Do you agree with those who say the Church should stay out of...
Britain is becoming increasingly secular which means that public policy and legislation sometimes fly in the face of Christian beliefs and values. Legislation on same-sex marriage and Sunday trading both upset conservative Christians, as has a more inclusive approach to other faiths in religious education.
Their response is sadly too often to blame the politicians for this, including the Christian MPs and Peers. There is a significant number of Christian MPs on both sides of the House. The 26 Bishops in the Lords are joined by a considerable number of lay Christian Peers. So why are they not stopping these laws and policies? There are three reasons.
The first is obvious – they are a minority and even if they all agreed they would still be outvoted. Second, they don’t always agree and speak up for traditional Christian positions. Some of them voted for same-sex marriage because they thought that equal treatment of same-sex couples was right. The Sunday Trading Bill was Government policy and was whipped. To vote against it would most likely have meant losing the party whip. Whilst on a big issue of conscience they might be willing to do that and risk losing their seat, this was not such an issue. Many people already worked on Sundays in hospitals, public transport and the emergency services. Nor were all Christians boycotting Sunday shopping.
The third reason is that those MPs were not seriously supported by the Christian public. They will tell you that some of the nastiest letters they receive are from Christian constituents. I have seen some of these letters sent to committed Christian MPs and they are outrageous. The sad truth is that there is still a tendency for conservative Christians to think politics is a dirty business and want nothing to do with it until the politicians do something they believe to be wrong. Then it is too late. It seems that those who think like this have failed to understand Jesus’ teaching about his disciples being salt and light and rendering to “Caesar what is Caesar’s”. Nor have they taken seriously what St Paul said about submitting to the governing authorities in Romans 13 and St Peter said in his first letter (2: 13-17). Indeed, it is arguable that if Jesus’ disciples vacate the public square it is not surprising that others have steered the nation in the wrong direction. As the Christian MP Edmund Burke is reputed to have said “all it takes for evil to succeed is for good men to do nothing”
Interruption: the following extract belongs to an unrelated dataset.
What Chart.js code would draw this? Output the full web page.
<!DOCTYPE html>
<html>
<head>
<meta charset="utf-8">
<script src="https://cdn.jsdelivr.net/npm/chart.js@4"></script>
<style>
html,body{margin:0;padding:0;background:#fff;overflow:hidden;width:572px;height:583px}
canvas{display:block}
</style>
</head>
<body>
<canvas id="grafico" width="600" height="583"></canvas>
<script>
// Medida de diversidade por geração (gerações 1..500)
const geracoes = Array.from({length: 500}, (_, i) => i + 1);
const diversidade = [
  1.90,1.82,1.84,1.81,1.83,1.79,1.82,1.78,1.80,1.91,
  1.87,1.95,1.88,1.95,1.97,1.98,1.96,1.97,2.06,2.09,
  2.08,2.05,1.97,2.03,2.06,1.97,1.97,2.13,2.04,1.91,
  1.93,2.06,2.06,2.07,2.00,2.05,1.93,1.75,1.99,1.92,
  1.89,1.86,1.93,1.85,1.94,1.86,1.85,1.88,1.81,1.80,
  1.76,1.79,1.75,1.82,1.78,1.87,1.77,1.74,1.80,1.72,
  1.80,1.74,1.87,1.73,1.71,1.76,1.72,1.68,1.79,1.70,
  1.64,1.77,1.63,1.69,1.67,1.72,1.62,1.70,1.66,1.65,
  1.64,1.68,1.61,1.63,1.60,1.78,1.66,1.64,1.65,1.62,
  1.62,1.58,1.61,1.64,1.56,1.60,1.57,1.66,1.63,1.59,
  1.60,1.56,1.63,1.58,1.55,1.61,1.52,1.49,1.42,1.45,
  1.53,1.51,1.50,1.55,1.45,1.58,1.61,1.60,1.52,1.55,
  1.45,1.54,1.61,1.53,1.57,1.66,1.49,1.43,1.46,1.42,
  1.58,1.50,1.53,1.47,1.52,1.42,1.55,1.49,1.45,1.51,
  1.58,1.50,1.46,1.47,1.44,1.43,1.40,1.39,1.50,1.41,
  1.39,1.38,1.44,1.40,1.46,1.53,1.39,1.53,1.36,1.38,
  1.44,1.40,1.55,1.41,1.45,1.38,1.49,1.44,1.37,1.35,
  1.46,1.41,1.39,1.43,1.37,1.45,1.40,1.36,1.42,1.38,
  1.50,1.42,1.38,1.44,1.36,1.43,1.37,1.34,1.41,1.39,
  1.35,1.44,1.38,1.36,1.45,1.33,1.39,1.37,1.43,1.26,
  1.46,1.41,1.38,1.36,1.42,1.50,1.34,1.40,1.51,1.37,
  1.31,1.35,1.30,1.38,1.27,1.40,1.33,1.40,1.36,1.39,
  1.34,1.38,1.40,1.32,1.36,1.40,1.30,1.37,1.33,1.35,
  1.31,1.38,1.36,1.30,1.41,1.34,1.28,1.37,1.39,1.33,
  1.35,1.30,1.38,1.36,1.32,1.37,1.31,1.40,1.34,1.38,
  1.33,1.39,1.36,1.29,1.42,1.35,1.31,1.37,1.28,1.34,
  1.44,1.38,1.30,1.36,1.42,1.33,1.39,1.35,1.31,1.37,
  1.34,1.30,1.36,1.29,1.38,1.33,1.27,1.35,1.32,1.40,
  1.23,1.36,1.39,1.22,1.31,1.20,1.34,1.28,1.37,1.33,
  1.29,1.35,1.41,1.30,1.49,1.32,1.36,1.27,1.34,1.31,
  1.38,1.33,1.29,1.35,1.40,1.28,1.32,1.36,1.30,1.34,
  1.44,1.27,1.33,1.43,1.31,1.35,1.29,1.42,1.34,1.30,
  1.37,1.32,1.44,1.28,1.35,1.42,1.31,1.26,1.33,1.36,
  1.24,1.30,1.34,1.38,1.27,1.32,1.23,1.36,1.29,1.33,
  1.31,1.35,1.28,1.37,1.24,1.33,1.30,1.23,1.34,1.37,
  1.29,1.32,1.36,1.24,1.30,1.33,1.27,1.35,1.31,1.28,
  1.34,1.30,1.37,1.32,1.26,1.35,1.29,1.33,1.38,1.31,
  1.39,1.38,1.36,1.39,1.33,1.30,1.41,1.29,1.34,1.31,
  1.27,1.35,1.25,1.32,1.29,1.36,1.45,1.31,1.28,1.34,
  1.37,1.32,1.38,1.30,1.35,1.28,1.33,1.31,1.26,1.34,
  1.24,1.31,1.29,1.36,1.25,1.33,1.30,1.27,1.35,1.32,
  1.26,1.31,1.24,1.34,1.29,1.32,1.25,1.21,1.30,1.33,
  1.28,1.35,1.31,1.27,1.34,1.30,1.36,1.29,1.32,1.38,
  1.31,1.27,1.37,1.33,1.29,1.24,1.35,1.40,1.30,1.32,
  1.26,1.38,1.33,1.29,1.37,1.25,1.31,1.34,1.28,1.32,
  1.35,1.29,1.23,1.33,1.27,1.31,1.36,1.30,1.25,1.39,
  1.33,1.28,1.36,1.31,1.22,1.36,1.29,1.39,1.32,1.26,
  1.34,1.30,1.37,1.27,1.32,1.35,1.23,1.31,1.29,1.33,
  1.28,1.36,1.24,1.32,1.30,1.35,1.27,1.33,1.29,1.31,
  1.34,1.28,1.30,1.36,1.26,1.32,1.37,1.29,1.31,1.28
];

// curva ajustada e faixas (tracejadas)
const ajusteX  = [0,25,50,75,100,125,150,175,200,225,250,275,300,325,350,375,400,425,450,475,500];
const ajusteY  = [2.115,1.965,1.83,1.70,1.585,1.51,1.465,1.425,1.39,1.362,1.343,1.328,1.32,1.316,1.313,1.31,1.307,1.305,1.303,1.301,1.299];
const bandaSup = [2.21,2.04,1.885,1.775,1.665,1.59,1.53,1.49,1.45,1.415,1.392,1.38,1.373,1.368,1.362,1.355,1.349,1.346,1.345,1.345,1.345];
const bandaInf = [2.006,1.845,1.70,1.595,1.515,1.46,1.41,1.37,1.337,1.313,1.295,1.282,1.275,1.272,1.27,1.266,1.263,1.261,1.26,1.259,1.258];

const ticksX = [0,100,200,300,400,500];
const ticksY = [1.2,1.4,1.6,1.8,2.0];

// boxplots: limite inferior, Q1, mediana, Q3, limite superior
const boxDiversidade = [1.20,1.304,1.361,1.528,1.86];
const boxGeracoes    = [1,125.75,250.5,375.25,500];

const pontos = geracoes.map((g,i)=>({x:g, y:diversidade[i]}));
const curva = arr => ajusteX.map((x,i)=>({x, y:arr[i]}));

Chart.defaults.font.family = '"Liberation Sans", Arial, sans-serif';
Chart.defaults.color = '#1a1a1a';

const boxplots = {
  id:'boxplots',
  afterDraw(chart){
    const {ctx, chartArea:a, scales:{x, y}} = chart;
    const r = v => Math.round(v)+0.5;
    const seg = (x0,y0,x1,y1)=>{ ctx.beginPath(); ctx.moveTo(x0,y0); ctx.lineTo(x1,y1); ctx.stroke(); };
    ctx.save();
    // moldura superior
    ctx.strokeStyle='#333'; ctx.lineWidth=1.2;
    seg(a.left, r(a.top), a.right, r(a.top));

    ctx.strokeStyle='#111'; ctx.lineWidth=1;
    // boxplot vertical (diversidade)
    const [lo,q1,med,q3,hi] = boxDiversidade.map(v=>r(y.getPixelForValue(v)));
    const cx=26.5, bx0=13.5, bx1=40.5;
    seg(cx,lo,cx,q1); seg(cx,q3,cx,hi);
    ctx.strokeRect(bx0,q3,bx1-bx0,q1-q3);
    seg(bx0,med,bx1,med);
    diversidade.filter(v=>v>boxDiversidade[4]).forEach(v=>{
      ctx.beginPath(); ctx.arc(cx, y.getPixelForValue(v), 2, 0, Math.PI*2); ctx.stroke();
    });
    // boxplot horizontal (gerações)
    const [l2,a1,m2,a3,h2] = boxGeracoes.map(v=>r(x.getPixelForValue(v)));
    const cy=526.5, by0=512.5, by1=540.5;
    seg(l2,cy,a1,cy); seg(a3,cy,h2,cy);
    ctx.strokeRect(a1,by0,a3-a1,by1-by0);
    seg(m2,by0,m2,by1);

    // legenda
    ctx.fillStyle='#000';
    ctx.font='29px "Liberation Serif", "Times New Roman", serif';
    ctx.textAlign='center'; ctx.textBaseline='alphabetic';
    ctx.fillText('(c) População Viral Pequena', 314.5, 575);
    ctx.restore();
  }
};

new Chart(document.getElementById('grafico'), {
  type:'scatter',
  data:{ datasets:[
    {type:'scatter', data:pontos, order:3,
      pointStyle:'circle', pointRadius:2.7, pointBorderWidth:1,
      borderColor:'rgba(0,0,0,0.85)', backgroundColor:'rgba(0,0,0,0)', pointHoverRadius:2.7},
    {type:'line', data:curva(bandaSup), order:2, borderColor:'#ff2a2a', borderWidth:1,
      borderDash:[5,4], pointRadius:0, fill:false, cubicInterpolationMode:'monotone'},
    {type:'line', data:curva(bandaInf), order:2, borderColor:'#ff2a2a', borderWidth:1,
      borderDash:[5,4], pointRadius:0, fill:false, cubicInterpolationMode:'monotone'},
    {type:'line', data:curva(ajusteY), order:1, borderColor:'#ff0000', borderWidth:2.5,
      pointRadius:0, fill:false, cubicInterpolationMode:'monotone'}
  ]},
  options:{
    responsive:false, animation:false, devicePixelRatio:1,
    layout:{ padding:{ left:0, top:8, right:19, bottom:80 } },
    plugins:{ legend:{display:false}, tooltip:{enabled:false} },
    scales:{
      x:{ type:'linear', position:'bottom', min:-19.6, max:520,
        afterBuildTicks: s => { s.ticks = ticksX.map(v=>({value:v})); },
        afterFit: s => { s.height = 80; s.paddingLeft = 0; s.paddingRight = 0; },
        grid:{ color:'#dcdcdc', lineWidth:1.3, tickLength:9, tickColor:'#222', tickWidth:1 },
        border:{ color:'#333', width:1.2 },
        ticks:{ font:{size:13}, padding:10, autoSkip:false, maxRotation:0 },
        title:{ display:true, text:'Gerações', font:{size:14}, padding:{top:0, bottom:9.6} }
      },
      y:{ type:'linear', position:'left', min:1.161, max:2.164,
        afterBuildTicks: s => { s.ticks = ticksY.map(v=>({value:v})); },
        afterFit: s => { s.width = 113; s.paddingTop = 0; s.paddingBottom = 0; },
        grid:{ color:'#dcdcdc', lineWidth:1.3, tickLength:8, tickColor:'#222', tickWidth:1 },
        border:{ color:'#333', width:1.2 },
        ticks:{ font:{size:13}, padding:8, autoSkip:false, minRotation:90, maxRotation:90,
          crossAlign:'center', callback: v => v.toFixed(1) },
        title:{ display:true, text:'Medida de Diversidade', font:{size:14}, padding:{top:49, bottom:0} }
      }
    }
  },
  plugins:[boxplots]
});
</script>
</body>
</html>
A common excuse from active Christians is that they are too busy with church responsibilities to involve themselves in politics. The doors of Geneva’s churches in Calvin’s time were locked on Sunday night and stayed locked until the following Sunday because the place of God’s people was in the world seeking to be salt and light for God’s glory. Even if we have time-consuming responsibilities caring for our children or frail relatives; we can still read or listen to the news and pray for those elected to govern us. They are not all liars and hypocrites as those nasty letters declare. Who’s responsible? We all are and if we don’t like what is happening to our nation it is time we recognised this and took appropriate action.